The AG’s office noted that “while there are exemptions from state and federal overtime coverage, including for certain high-level, highly compensated, or professional employees, none of these exemptions applied in the current case. The overtime law focuses not on potentially misleading job titles given by the employer, but rather, on the specific job duties actually performed by employees. The production assistants and assistant producers for True Entertainment had a range of duties, including crowd control, making travel arrangements, obtaining releases from people appearing on camera, and logging footage. Based on their duties, these categories of employees were entitled to be paid overtime.”

The settlement funds will be distributed to production assistants, associate producers, and workers who performed equivalent tasks for True Entertainment. The settlement also requires True Entertainment to analyze the job duties of producers to see if their duties entitle them to overtime. “Additional investigations in the reality TV production industry are ongoing,” according to the AG’s website.

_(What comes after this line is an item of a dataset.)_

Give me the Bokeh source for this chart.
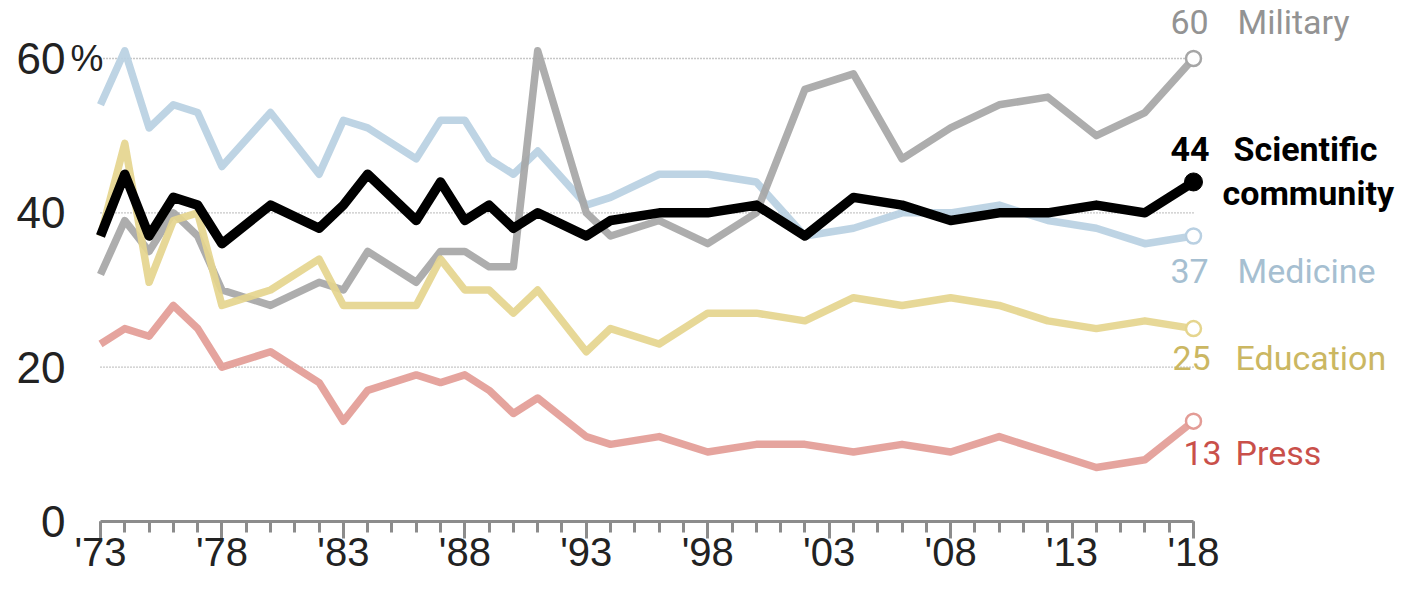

This statement from WGA East executive director Lowell Peterson was also posted on the AG’s website. “The Writers Guild of America, East has been working closely with associate producers and other employees in the nonfiction/reality television sector, and many report working incredibly long hours without extra pay. We are grateful that the attorney general is taking action to ensure that these TV employers follow the law. The union is working with employees to negotiate enforceable contracts that guarantee time and a half pay to associate producers and other overtime-eligible employees for all hours above 40 in a week.”